The crowd was also a major factor -- the roof nearly came off Mosaic Place when Martin Rysavy scored only 3:45 into the game, and the Warriors fed off that energy the rest of the way.
It was a different story compared to their 5-0 shutout loss in Winnipeg earlier in the week.
“We knew we weren’t at our best and we learned from it during the couple days we had in practice,” Mateychuk said. “Then having a crowd like that, it was awesome and it’s nice when you have a good performance like that too.”
Rysavy’s opening goal came when the Czech import forced a turnover at the Warriors blueline and went in all alone on Regina’s Matthew KIeper, with the Pats netminder making the initial save. Rysavy was able to pick up the rebound right in front, though, and he showed soft hands in simply flipping it into the net.
Moose Jaw made it 2-0 with just over six minutes remaining in the first, and it was the product of a seeing-eyed cross-ice pass by Eric Alarie that found the absolute wrong guy for Regina all alone in the left face-off circle: Ryder Korczak had all day to get a shot off that beat Kieper five-hole.
Not a minute later, it was 3-0 Warriors as they took advantage of their first power play of the game. Captain Daemon Hunt took a feed from Jagger Firkus back to the blueline and got off a perfect one-timer that found the back of the Regina net.
Hunt appeared to suffer a leg injury in the third period after falling awkwardly on a big hit along the Regina end board. He was helped off the ice, with his status unknown as of yet.
Hunt’s goal was the end of the night for Kieper, as he was pulled in favour of Drew Sim after allowing three goals on nine shots.

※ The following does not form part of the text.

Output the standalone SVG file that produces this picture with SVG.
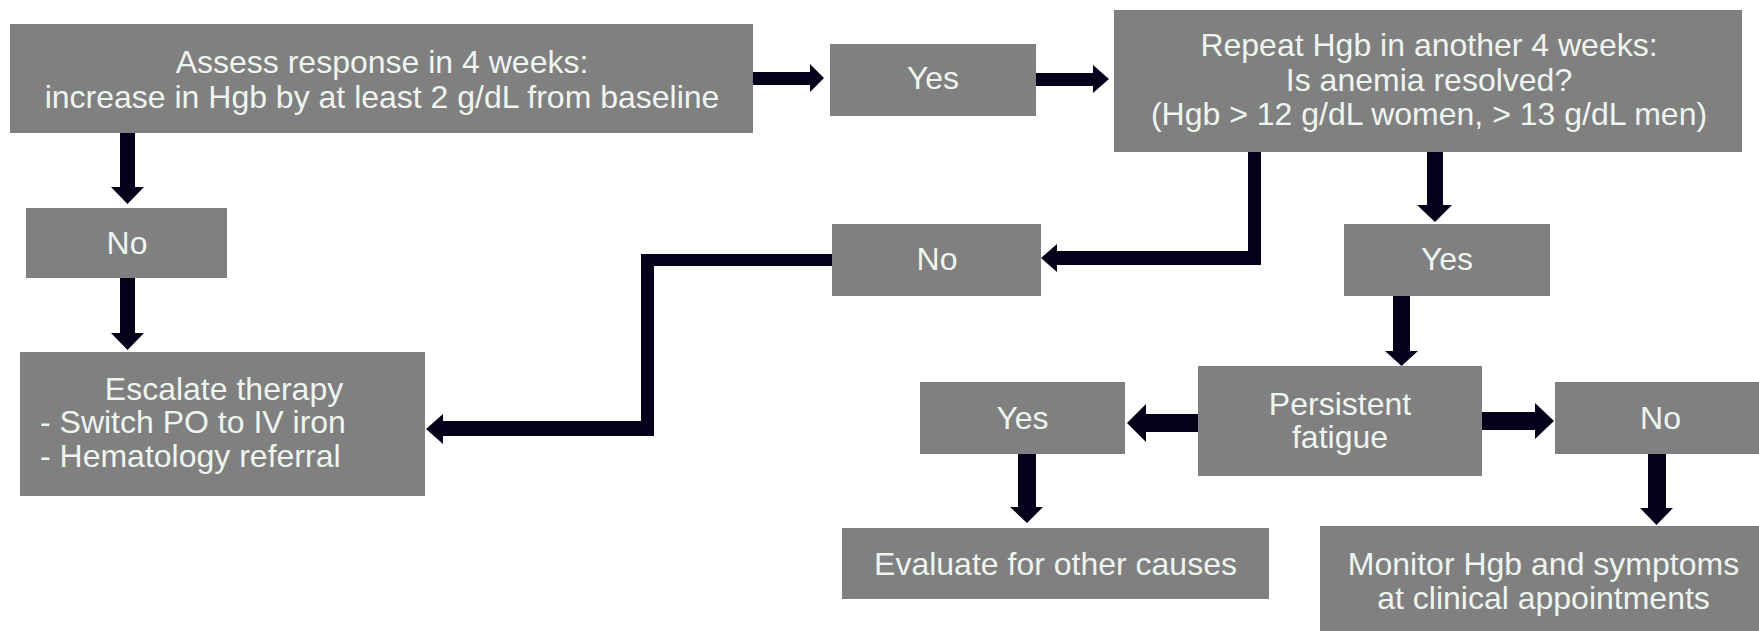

Sim was tested quickly, and 2:12 after he took over, Atley Calvert did what Atley Calvert does, going hard to the net and poking home a puck Sim lost track of between his pads.
Regina’s Ty Spence got one back before the period was out, but the Warriors had the start they wanted.
Moose Jaw picked up right where they left off early in the second, this time when Calder Anderson broke in down the right wing, snared a Lucas Brenton pass out of the air, and got off a perfect shot top corner glove side with 1:23 gone.
Connor Bedard got that one back for Regina 22 seconds later, pounding home a rebound off his own shot at the top of the crease.
The flurries of goals continued exactly a minute after Bedard’s marker, this time when the Warriors’ Robert Baco went in on a breakaway and slipped a shot home five-hole for a 6-2 lead.
The offence calmed down for a few minutes after Baco scored, but Majid Khaddoura made it a five-goal Warrior edge with 9:58 remaining in the period, blasting a shot from the point top corner.
Cole Dubinsky closed out scoring in the second period for Regina, blasting a power play one-timer home with 3:24 remaining.
Alarie got things going in the third period for the Warriors, finishing off a tic-tac-toe passing play with Mateychuk and Rysavy 1:28 in.
Moose Jaw made it 9-3 when Brayden Yager scored at 8:49 and when Regina took a penalty on the goal celebration, Jagger Firkus scored another power play goal 1:36 later to give the Warriors their 10th marker from 10 different players.
Carl Tetachuk made 41 saves in the win, the Warriors had 16 shots on Sim in his 25:19 of work. Kieper returned for the final frame and finished with 11 saves.
The Warriors improved to 34-21-3-2 with the win and most importantly are now a single victory or Prince Albert loss away from clinching a playoff spot. They sit nine points back of Red Deer in fourth place in the Eastern Conference, three points up on Saskatoon.